Foxconn Is Bringing in More Robot Workers, but Not the 1 Million It Promised It Would

Foxconn has been _slowly_ adding more and more automation.

Flickr/Fiat Chrysler Automobiles Corporate

Foxconn, the manufacturing giant that produces most Apple and Samsung gadgets, has long tested the limits of human endurance with some of its labor practices. Now, the company appears to be making good on its effort to dispel with its employee trouble altogether, trading in 60,000 workers for robots. The company has long advocated the benefits of automation, at one time setting a goal to bring in one million manufacturing robots.

Though the Foxconn factory making the shift to more robots isn’t believed to be bringing in the numbers necessary to boost the company’s robot force to a million, it is decreasing its human labor force from 110,000 to 50,000. Located in Kunshan, Jiangsu province, adjacent to Shanghai, the company insists that the decrease in one factory meant overall long term job-loss. As of now, it remains the third largest corporate employer in the world, after only Walmart and McDonald’s, but that may change one day soon.

“More companies are likely to follow suit,” Xu Yulian, the government’s director of publicity for the Kunshan region, told the BBC.

Foxconn has been adding more and more automation over the years. The company had roughly 10,000 robots providing labor in 2011, back when it said it was aiming to reach one million robots in its workforce by 2014. That goal has, by all accounts, not been seen through; a report last year stated the company has been adding around 30,000 robots annually.

Of course, there could be a deliberate reason why the company has sagged on its implementation of more robot workers. A May 2015 profile by the Wall Street Journal explained that Foxconn’s robots don’t always make great “cost-effective” replacements for human workers, specifically considering that they’re built or revamped specially for each different smartphone model manufacturing cycle. Still, many simple, repeatable tasks, like applying spray paint or polishing products, are becoming more and more automated at Foxconn, with some factories in the company even running “lights-out,” or workerless, operations.

“We are applying robotics engineering and other innovative manufacturing technologies to replace repetitive tasks previously done by employees, and through training, also enable our employees to focus on higher value-added elements in the manufacturing process, such as research and development, process control and quality control,” a Foxconn spokesperson wrote about the company’s latest robot hires in a statement to the BBC.

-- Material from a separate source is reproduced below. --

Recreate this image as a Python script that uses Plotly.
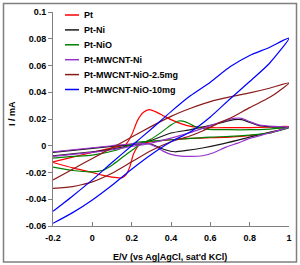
import plotly.graph_objects as go

# ---------------- data ----------------
series_names = ["Pt", "Pt-Ni", "Pt-NiO", "Pt-MWCNT-Ni", "Pt-MWCNT-NiO-2.5mg", "Pt-MWCNT-NiO-10mg"]

pt_E = [-0.2, -0.1, 0.0, 0.1, 0.17, 0.2, 0.23, 0.26, 0.29, 0.32, 0.36, 0.4, 0.45, 0.5, 0.6, 0.7, 0.8, 0.9, 1.0,
        0.9, 0.8, 0.7, 0.6, 0.5, 0.4, 0.3, 0.24, 0.21, 0.19, 0.17, 0.15, 0.1, 0.05, 0.0, -0.1, -0.2]
pt_I = [-0.012, -0.0085, -0.005, -0.0015, 0.001, 0.008, 0.019, 0.025, 0.027, 0.0255, 0.0225, 0.0195, 0.0165, 0.0145,
        0.0135, 0.0135, 0.0135, 0.014, 0.0145,
        0.0095, 0.0075, 0.0065, 0.006, 0.0055, 0.0045, 0.003, 0.001, -0.006, -0.016, -0.022, -0.024, -0.0235, -0.022,
        -0.020, -0.0165, -0.0125]

ptni_E = [-0.2, -0.1, 0.0, 0.1, 0.2, 0.3, 0.4, 0.5, 0.56, 0.65, 0.72, 0.76, 0.8, 0.85, 0.92, 1.0,
          0.9, 0.8, 0.74, 0.65, 0.56, 0.48, 0.42, 0.37, 0.32, 0.29, 0.2, 0.1, 0.0, -0.1, -0.2]
ptni_I = [-0.0075, -0.006, -0.0045, -0.0025, 0.0005, 0.004, 0.0095, 0.012, 0.014, 0.017, 0.0195, 0.0195, 0.0175,
          0.015, 0.014, 0.0135,
          0.010, 0.0065, 0.0042, 0.001, -0.0017, -0.0035, -0.0045, -0.003, 0.0, 0.0015, 0.001, -0.0005, -0.002,
          -0.0035, -0.005]

ptnio_E = [-0.2, -0.1, 0.0, 0.05, 0.1, 0.15, 0.2, 0.25, 0.3, 0.35, 0.4, 0.44, 0.48, 0.52, 0.58, 0.7, 0.8, 0.9, 1.0,
           0.9, 0.8, 0.7, 0.6, 0.5, 0.4, 0.3, 0.23, 0.125, 0.0, -0.1, -0.2]
ptnio_I = [-0.016, -0.0185, -0.0195, -0.0185, -0.0145, -0.009, -0.0035, 0.0015, 0.005, 0.010, 0.0155, 0.0185,
           0.0175, 0.0145, 0.0125, 0.012, 0.012, 0.0125, 0.0135,
           0.0095, 0.008, 0.007, 0.0065, 0.0055, 0.0045, 0.0035, 0.0027, -0.0032, -0.007, -0.008, -0.0092]

ptmwni_E = [-0.2, -0.1, 0.0, 0.1, 0.2, 0.3, 0.4, 0.5, 0.56, 0.65, 0.72, 0.76, 0.8, 0.85, 0.92, 1.0,
            0.9, 0.8, 0.74, 0.68, 0.62, 0.56, 0.5, 0.45, 0.4, 0.36, 0.32, 0.28, 0.2, 0.1, 0.0, -0.1, -0.2]
ptmwni_I = [-0.008, -0.0065, -0.005, -0.003, -0.0005, 0.002, 0.0057, 0.010, 0.013, 0.0175, 0.0205, 0.0205, 0.018,
            0.0155, 0.0145, 0.014,
            0.0095, 0.0055, 0.002, -0.001, -0.005, -0.0075, -0.008, -0.0078, -0.0065, -0.004, -0.0005, 0.0015,
            0.0015, 0.0, -0.0015, -0.003, -0.0045]

nio25_E = [-0.2, -0.1, 0.0, 0.1, 0.2, 0.3, 0.4, 0.5, 0.6, 0.7, 0.8, 0.9, 1.0,
           0.95, 0.9, 0.8, 0.7, 0.65, 0.56, 0.5, 0.4, 0.3, 0.2, 0.1, 0.0, -0.05, -0.1, -0.2]
nio25_I = [-0.0255, -0.0175, -0.0095, -0.0015, 0.0065, 0.0145, 0.022, 0.028, 0.033, 0.0365, 0.0395, 0.043, 0.047,
           0.041, 0.036, 0.0285, 0.0205, 0.0175, 0.011, 0.0075, 0.003, -0.0035, -0.012, -0.0205, -0.027, -0.029,
           -0.0305, -0.0318]

nio10_E = [-0.2, -0.1, 0.0, 0.1, 0.2, 0.3, 0.4, 0.5, 0.6, 0.7, 0.8, 0.9, 1.0,
           0.9, 0.8, 0.7, 0.6, 0.5, 0.4, 0.3, 0.2, 0.1, 0.0, -0.1, -0.2]
nio10_I = [-0.049, -0.0375, -0.0255, -0.0125, 0.0, 0.0125, 0.0255, 0.0375, 0.0475, 0.059, 0.0675, 0.0735, 0.0805,
           0.0615, 0.048, 0.035, 0.0215, 0.0105, 0.003, -0.0065, -0.0175, -0.0295, -0.0405, -0.050, -0.058]

x_tick_vals = [-0.2, 0, 0.2, 0.4, 0.6, 0.8, 1]
x_tick_text = ["-0.2", "0", "0.2", "0.4", "0.6", "0.8", "1"]
y_tick_vals = [-0.06, -0.04, -0.02, 0, 0.02, 0.04, 0.06, 0.08, 0.1]
y_tick_text = ["-0.06", "-0.04", "-0.02", "0", "0.02", "0.04", "0.06", "0.08", "0.1"]
x_title = "E/V (vs Ag|AgCl, sat'd KCl)"
y_title = "I / mA"

# ---------------- styling ----------------
colors = ["#FF0000", "#1A1A1A", "#008000", "#9932CC", "#8B1A1A", "#0000FF"]
FONT = "Liberation Sans, Arial, sans-serif"
W, H = 300, 265
L, R, T, B = 53, 11, 12, 39
pw, ph = W - L - R, H - T - B

xs = [pt_E, ptni_E, ptnio_E, ptmwni_E, nio25_E, nio10_E]
ys = [pt_I, ptni_I, ptnio_I, ptmwni_I, nio25_I, nio10_I]

fig = go.Figure()
for name, x, y, c in zip(series_names, xs, ys, colors):
    fig.add_trace(go.Scatter(x=x, y=y, mode="lines", name=name, showlegend=False,
                             line=dict(color=c, width=1.2, shape="spline", smoothing=0.6)))


def px_x(p):
    return (p - L) / pw


def px_y(p):
    return (H - B - p) / ph


bold9 = dict(family=FONT, size=9, color="#000", weight="bold")

# manual legend (compact, as in the reference)
shapes = []
annotations = []
for i, (name, c) in enumerate(zip(series_names, colors)):
    yy = px_y(15 + i * 14.9)
    shapes.append(dict(type="line", xref="paper", yref="paper", x0=px_x(65), x1=px_x(79), y0=yy, y1=yy,
                       line=dict(color=c, width=1.5)))
    annotations.append(dict(xref="paper", yref="paper", x=px_x(82), y=yy, xanchor="left", yanchor="middle",
                            text=name, showarrow=False, font=bold9))

# axis titles
annotations.append(dict(xref="paper", yref="paper", x=px_x(170), y=px_y(257), xanchor="center",
                        yanchor="middle", text=x_title, showarrow=False, font=bold9))
annotations.append(dict(xref="paper", yref="paper", x=px_x(12), y=px_y(114), xanchor="center",
                        yanchor="middle", text=y_title, showarrow=False, textangle=-90, font=bold9))

# outer frame
shapes.append(dict(type="rect", xref="paper", yref="paper", x0=px_x(3.5), x1=px_x(296.5), y0=px_y(262),
                   y1=px_y(3.5), line=dict(color="#7F7F7F", width=1.5), layer="below"))

fig.update_layout(
    width=W, height=H,
    margin=dict(l=L, r=R, t=T, b=B, pad=0, autoexpand=False),
    paper_bgcolor="white", plot_bgcolor="white",
    shapes=shapes, annotations=annotations,
    xaxis=dict(range=[-0.2, 1.0], tickvals=x_tick_vals, ticktext=x_tick_text, showgrid=False, zeroline=False,
               showline=True, linecolor="#808080", linewidth=1, ticks="inside", ticklen=4, tickcolor="#808080",
               tickfont=bold9, ticklabelstandoff=3, automargin=False),
    yaxis=dict(range=[-0.06, 0.1], tickvals=y_tick_vals, ticktext=y_tick_text, showgrid=False, zeroline=False,
               showline=True, linecolor="#808080", linewidth=1, ticks="outside", ticklen=4, tickcolor="#808080",
               tickfont=bold9, automargin=False),
)

fig.write_html("out.html")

So Foxconn may not be growing its bot army to the lengths it promised five years ago, but the total share of work done by human employees is undoubtedly shrinking. Huge investments in robotic manufacturing from companies in China and Taiwan have fundamentally changed the economics, leading to the long-predicted advent of automation. Factories in Guangdong region of China have poured almost $430 million in automation investment since September 2014, according to the BBC.

Automation has been a central theme in the general concern over the future of manufacturing and the global economy as a whole. Between robotic factory workers and autonomous cars dominating the taxi and trucking industry, many fear the economic well-being of vast populations are at risk in the coming years. A report from Deloitte indicated that 35% of jobs will be in jeopardy over the next 20 years alone.

It should come as no surprise, though, that Foxconn, which led us into the age of digital manufacturing, is now pushing us into the age of automation – even if it’s slower than it said it would.